A block of data

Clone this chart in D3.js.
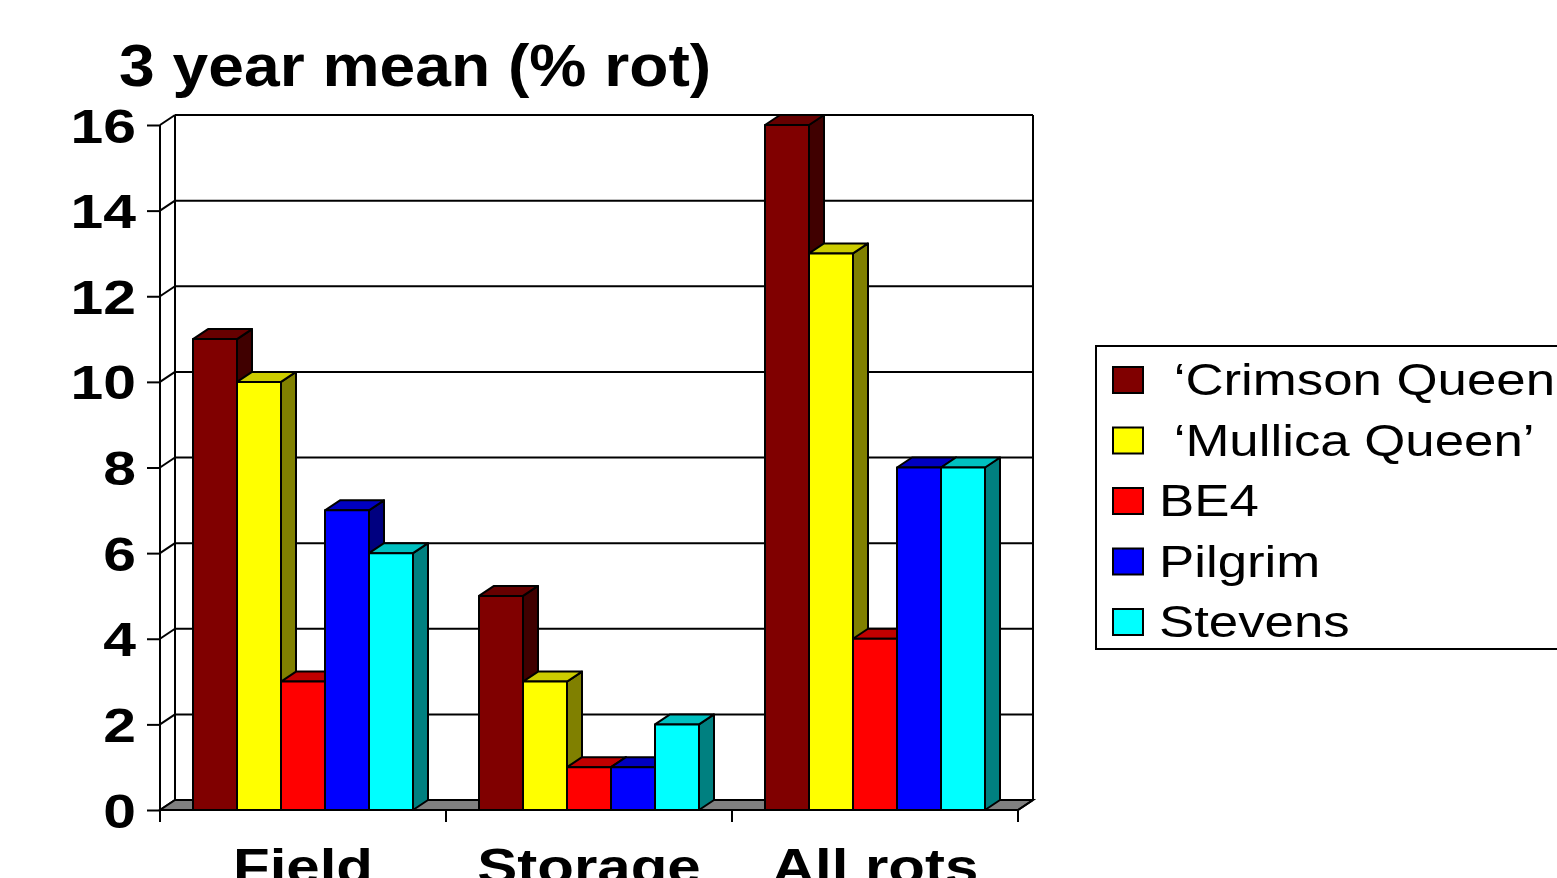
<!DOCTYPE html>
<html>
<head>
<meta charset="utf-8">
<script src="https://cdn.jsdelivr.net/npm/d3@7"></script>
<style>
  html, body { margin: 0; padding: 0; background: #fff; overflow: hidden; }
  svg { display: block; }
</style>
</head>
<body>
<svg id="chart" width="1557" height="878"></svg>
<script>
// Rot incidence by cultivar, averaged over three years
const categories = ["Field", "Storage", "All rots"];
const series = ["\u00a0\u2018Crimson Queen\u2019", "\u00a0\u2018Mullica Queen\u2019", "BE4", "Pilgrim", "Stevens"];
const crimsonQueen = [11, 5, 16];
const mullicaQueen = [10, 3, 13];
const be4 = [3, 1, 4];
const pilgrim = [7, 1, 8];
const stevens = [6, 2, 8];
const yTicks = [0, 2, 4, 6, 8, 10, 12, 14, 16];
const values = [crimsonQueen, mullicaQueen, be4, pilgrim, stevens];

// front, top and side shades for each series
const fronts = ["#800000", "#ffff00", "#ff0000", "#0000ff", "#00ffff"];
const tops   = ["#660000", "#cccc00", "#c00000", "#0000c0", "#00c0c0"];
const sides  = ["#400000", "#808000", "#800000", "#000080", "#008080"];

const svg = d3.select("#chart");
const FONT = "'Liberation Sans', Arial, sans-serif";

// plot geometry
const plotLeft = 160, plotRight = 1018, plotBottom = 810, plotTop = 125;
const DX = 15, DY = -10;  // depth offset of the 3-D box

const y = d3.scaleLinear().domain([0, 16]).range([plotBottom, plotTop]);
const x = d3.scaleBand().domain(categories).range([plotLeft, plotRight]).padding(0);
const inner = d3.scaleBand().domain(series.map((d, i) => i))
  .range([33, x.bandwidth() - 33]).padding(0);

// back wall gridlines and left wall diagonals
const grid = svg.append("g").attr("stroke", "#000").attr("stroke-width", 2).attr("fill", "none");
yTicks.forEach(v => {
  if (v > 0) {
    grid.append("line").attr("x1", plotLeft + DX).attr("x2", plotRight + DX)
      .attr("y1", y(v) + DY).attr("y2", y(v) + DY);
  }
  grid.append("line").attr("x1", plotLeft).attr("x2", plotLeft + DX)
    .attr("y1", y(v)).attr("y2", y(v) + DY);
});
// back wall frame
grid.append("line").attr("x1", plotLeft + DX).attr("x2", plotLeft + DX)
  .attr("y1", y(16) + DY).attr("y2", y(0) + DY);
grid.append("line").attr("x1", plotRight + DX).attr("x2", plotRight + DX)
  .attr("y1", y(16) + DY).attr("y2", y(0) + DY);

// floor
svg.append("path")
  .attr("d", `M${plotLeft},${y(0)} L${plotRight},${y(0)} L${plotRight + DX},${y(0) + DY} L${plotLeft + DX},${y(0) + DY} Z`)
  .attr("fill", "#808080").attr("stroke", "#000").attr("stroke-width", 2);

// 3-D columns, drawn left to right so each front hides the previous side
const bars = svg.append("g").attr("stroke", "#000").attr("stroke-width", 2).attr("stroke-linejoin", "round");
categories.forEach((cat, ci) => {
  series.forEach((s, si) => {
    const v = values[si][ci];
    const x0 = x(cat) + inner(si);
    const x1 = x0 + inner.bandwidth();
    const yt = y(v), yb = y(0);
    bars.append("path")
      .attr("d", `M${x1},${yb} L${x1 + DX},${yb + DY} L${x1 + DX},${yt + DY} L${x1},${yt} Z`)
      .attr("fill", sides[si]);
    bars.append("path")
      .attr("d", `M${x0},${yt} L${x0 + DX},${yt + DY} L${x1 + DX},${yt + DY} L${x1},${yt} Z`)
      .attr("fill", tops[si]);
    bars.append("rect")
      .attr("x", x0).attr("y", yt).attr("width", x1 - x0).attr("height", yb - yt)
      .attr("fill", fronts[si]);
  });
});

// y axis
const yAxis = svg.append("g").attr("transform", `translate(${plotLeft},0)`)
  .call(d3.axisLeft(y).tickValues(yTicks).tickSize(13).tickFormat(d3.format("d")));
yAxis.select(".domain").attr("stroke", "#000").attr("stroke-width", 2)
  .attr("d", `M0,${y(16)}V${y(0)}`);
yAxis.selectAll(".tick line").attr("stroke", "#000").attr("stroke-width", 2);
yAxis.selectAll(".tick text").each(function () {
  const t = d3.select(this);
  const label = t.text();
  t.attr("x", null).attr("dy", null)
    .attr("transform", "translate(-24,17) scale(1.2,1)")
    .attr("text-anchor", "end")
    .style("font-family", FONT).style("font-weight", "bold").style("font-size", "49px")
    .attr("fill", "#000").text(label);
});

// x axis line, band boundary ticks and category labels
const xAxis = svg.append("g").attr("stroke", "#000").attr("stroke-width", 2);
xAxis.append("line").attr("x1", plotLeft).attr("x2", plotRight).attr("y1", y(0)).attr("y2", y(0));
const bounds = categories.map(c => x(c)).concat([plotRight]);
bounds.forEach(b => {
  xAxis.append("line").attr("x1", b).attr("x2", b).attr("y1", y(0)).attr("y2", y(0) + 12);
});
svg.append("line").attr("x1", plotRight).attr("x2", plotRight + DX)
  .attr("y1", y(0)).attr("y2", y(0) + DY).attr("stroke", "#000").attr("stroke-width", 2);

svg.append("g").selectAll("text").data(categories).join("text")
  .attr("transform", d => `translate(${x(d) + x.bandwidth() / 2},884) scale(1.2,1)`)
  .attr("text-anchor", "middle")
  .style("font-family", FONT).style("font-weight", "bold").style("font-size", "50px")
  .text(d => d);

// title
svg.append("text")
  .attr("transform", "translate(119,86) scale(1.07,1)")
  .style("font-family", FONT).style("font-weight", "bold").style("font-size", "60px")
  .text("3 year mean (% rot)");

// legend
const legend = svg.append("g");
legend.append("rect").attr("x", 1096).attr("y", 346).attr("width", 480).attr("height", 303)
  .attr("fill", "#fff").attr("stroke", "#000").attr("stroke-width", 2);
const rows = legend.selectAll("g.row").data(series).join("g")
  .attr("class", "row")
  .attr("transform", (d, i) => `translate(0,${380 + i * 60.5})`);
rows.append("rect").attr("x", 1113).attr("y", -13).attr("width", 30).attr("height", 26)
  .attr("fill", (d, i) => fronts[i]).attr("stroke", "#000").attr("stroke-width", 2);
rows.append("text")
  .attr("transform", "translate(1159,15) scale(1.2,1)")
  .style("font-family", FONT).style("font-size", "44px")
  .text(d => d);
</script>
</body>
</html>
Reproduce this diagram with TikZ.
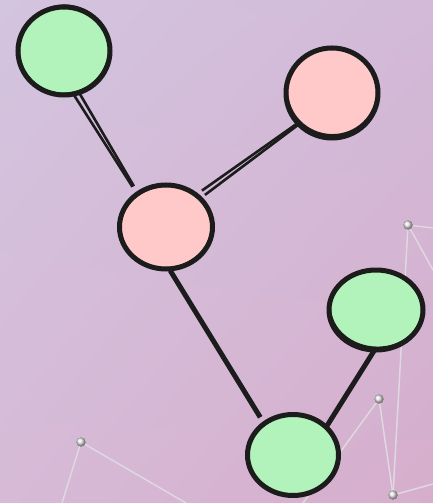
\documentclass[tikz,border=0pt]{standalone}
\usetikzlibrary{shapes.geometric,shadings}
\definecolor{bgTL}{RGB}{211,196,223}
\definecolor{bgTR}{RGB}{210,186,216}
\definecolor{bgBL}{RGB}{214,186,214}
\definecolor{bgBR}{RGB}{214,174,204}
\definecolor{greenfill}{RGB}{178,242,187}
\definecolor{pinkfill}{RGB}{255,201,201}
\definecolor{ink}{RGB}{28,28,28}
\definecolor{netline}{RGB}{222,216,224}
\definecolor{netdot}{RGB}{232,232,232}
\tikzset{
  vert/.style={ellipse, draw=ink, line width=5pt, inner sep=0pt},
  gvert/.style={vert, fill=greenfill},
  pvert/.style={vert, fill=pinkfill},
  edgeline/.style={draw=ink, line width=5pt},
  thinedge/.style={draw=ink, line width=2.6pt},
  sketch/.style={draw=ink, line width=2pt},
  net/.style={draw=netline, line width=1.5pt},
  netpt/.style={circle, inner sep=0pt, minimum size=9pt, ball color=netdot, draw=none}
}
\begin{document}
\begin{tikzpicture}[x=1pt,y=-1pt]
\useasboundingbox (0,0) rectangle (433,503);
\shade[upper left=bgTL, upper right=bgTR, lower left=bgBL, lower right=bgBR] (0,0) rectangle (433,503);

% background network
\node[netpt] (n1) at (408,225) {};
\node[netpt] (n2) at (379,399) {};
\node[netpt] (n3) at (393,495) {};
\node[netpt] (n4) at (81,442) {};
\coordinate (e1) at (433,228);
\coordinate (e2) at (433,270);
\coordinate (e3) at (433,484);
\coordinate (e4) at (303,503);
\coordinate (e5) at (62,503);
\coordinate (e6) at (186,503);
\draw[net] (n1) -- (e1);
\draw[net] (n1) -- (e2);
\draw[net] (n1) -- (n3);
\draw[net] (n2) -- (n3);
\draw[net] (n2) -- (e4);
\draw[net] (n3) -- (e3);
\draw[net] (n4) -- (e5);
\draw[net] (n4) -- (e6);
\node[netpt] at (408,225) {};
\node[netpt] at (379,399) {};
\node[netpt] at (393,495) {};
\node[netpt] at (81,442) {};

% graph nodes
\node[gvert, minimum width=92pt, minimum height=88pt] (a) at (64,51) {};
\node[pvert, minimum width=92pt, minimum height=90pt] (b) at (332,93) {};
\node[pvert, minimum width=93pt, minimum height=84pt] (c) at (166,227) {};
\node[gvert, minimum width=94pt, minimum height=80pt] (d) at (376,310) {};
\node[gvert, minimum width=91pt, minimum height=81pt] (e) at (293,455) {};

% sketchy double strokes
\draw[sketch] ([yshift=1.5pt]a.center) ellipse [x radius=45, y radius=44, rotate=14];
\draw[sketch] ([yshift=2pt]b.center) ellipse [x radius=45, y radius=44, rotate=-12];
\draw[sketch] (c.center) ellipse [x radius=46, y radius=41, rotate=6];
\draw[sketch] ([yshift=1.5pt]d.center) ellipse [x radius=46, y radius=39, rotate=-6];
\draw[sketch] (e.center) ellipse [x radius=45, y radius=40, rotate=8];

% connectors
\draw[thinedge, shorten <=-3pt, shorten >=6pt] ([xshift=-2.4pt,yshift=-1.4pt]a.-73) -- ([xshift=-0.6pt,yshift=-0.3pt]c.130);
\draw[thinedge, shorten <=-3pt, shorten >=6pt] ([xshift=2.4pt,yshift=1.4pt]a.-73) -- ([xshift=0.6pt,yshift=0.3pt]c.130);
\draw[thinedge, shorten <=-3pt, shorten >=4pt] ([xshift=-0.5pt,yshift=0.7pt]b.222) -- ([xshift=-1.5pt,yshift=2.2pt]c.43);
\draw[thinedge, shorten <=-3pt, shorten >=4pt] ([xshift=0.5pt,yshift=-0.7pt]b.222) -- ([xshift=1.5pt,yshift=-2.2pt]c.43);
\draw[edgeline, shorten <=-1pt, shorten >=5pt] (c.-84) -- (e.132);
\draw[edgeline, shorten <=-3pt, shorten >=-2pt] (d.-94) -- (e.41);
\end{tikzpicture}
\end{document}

# Aim of the task
Emit the lines of the material exactly, from its first line to the line containing "be4, pilgrim, stevens];", inclusive; leave every picture out.

# Result of the task
Clone this chart in D3.js.
<!DOCTYPE html>
<html>
<head>
<meta charset="utf-8">
<script src="https://cdn.jsdelivr.net/npm/d3@7"></script>
<style>
  html, body { margin: 0; padding: 0; background: #fff; overflow: hidden; }
  svg { display: block; }
</style>
</head>
<body>
<svg id="chart" width="1557" height="878"></svg>
<script>
// Rot incidence by cultivar, averaged over three years
const categories = ["Field", "Storage", "All rots"];
const series = ["\u00a0\u2018Crimson Queen\u2019", "\u00a0\u2018Mullica Queen\u2019", "BE4", "Pilgrim", "Stevens"];
const crimsonQueen = [11, 5, 16];
const mullicaQueen = [10, 3, 13];
const be4 = [3, 1, 4];
const pilgrim = [7, 1, 8];
const stevens = [6, 2, 8];
const yTicks = [0, 2, 4, 6, 8, 10, 12, 14, 16];
const values = [crimsonQueen, mullicaQueen, be4, pilgrim, stevens];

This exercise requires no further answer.